■ ROWS ■
begin

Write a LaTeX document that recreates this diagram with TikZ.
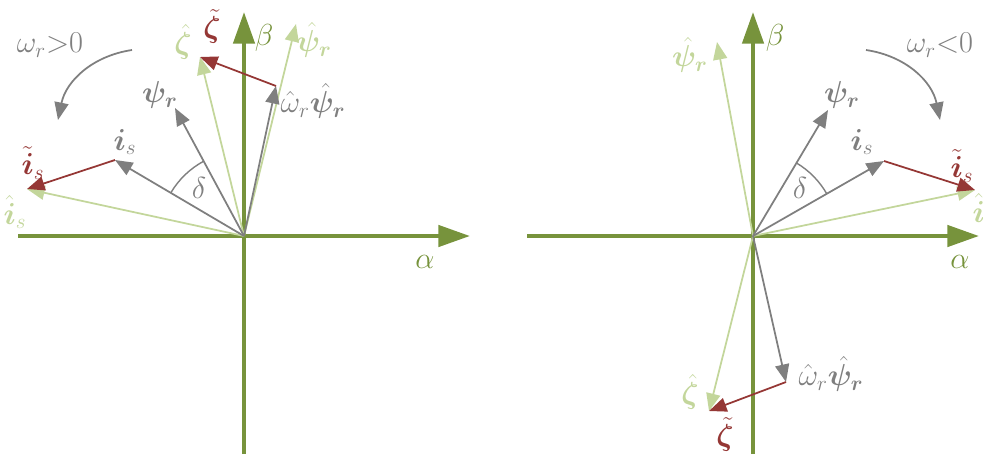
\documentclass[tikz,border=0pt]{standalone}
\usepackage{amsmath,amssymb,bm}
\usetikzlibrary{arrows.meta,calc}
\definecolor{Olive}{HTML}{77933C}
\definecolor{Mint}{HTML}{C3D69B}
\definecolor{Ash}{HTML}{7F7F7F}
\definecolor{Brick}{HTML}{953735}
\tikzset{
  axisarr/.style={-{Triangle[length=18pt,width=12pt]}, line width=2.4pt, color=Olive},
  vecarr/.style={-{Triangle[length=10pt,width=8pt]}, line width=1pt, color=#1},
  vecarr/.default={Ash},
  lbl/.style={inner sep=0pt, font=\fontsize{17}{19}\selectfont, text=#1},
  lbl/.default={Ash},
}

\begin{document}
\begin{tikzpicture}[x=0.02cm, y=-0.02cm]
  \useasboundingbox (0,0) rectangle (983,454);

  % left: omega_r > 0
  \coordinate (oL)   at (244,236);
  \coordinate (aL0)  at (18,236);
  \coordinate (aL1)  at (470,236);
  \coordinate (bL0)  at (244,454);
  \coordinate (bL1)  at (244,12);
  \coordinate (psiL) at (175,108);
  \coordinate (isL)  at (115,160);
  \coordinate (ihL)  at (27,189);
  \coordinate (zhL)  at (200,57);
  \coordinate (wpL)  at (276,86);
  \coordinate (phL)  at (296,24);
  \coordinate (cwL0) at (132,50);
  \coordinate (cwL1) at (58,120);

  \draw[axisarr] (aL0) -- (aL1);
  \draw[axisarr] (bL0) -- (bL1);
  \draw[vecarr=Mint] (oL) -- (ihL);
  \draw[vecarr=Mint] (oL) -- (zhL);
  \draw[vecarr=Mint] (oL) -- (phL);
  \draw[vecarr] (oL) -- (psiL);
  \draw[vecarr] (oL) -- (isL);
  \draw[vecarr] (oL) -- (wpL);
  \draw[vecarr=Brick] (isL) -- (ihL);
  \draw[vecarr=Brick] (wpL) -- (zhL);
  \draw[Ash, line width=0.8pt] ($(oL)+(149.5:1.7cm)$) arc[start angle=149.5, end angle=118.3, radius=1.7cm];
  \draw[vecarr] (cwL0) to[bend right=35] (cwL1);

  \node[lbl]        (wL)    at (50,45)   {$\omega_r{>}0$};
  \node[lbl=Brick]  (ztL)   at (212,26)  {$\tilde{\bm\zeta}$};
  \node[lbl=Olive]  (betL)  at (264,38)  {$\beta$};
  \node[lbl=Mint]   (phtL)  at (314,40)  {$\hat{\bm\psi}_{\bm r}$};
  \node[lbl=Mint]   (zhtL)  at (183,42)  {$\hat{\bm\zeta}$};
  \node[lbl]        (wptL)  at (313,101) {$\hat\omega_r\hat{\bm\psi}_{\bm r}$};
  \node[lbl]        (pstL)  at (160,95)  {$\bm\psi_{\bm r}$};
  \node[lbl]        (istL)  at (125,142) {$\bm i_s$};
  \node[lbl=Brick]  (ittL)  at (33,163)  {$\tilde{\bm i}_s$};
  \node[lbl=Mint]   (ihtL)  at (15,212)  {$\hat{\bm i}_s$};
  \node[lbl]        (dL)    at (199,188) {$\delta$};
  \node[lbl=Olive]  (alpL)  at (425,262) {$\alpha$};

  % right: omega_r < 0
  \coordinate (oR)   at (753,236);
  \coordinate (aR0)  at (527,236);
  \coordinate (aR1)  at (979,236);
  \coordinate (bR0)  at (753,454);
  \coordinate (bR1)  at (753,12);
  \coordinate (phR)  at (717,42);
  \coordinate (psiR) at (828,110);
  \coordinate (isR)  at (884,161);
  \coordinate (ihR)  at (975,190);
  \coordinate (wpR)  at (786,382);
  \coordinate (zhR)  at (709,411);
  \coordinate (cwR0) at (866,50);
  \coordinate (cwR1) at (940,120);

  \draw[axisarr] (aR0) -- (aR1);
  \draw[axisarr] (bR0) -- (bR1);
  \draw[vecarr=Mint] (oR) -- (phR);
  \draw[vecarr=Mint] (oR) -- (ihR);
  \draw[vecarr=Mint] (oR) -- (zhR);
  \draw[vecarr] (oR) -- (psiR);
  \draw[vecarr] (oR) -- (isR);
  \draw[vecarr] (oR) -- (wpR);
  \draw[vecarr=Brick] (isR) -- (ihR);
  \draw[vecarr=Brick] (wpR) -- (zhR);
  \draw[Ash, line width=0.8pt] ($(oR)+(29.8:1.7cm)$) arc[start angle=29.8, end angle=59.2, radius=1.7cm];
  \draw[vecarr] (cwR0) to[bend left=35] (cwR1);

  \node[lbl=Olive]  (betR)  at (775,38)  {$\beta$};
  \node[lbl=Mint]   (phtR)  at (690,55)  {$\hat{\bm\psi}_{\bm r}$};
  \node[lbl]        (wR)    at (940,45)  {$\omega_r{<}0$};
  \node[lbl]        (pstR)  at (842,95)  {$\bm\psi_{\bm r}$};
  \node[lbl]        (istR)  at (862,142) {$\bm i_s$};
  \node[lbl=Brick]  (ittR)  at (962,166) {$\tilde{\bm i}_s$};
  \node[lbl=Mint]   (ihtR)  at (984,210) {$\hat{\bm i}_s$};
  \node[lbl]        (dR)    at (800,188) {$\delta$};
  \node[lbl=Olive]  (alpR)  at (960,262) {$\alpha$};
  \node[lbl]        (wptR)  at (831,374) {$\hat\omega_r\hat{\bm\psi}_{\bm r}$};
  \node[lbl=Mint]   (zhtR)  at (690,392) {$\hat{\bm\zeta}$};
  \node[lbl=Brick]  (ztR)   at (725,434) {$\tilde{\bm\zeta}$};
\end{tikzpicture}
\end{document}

end
begin

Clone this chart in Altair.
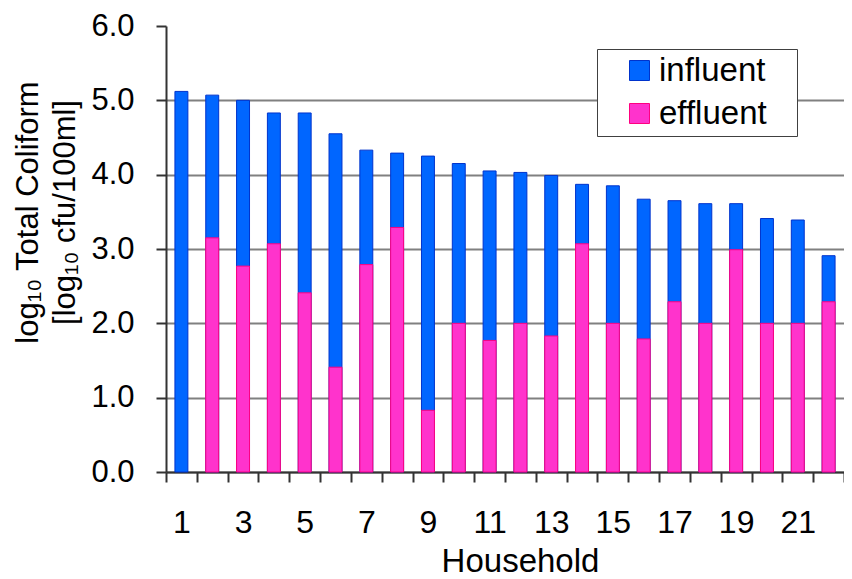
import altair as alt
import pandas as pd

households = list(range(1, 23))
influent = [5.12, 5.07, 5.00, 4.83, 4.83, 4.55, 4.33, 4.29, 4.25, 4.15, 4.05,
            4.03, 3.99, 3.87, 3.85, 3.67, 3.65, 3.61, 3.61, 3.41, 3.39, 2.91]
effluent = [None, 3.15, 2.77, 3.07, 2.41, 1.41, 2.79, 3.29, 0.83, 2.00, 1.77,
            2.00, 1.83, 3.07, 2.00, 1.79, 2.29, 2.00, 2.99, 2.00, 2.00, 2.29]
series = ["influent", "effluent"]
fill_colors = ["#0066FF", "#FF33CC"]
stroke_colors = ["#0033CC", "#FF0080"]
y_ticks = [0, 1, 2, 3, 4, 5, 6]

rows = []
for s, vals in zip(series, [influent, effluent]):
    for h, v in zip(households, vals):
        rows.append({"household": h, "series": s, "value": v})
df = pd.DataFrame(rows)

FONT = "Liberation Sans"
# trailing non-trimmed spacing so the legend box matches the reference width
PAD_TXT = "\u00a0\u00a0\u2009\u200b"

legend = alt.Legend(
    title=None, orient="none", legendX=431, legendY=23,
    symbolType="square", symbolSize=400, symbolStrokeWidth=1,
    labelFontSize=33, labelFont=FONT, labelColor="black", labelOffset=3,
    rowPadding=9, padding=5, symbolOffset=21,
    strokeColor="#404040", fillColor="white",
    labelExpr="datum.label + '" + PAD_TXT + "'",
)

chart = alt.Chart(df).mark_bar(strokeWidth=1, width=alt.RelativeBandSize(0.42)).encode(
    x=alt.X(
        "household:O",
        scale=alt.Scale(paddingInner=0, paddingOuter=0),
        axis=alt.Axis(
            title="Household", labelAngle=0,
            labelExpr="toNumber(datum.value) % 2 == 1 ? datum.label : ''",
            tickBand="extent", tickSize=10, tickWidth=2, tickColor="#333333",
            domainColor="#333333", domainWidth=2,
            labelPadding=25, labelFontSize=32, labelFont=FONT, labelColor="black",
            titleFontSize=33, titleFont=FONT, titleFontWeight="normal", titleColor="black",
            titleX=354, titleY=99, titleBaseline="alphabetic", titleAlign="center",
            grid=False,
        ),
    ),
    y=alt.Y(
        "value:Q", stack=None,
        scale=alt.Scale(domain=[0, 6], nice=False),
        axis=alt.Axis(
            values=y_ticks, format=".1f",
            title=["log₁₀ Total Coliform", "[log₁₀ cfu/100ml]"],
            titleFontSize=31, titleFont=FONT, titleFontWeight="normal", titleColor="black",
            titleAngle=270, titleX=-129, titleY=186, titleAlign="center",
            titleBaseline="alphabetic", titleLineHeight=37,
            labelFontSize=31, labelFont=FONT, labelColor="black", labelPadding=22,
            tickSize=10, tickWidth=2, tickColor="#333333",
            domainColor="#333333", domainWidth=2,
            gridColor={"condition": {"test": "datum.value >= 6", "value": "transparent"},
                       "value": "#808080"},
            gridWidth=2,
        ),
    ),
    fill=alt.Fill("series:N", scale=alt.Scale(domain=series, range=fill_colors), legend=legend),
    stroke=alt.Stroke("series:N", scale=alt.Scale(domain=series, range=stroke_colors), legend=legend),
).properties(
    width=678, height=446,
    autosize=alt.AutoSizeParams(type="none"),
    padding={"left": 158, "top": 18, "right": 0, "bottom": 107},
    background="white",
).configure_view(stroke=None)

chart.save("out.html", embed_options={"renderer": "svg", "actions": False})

end
begin

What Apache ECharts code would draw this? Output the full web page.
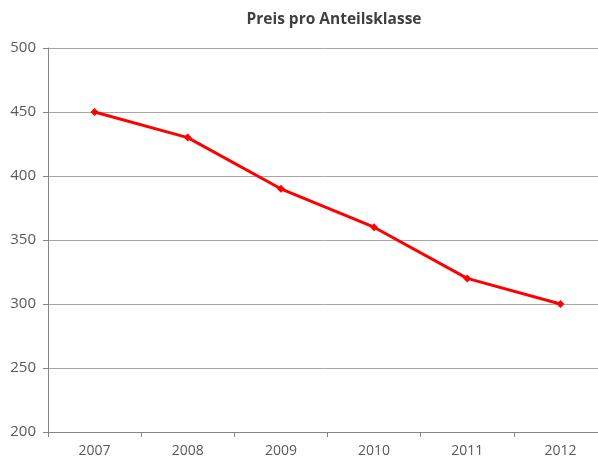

end

■ GOAL OF THE EXERCISE ■
Your copy should hold only the lines from the one containing "Write a LaTeX" through the one containing "(0,0) rectangle (983,454);", word for word, with no pictures.

■ TASK OUTPUT ■
Write a LaTeX document that recreates this diagram with TikZ.
\documentclass[tikz,border=0pt]{standalone}
\usepackage{amsmath,amssymb,bm}
\usetikzlibrary{arrows.meta,calc}
\definecolor{Olive}{HTML}{77933C}
\definecolor{Mint}{HTML}{C3D69B}
\definecolor{Ash}{HTML}{7F7F7F}
\definecolor{Brick}{HTML}{953735}
\tikzset{
  axisarr/.style={-{Triangle[length=18pt,width=12pt]}, line width=2.4pt, color=Olive},
  vecarr/.style={-{Triangle[length=10pt,width=8pt]}, line width=1pt, color=#1},
  vecarr/.default={Ash},
  lbl/.style={inner sep=0pt, font=\fontsize{17}{19}\selectfont, text=#1},
  lbl/.default={Ash},
}

\begin{document}
\begin{tikzpicture}[x=0.02cm, y=-0.02cm]
  \useasboundingbox (0,0) rectangle (983,454);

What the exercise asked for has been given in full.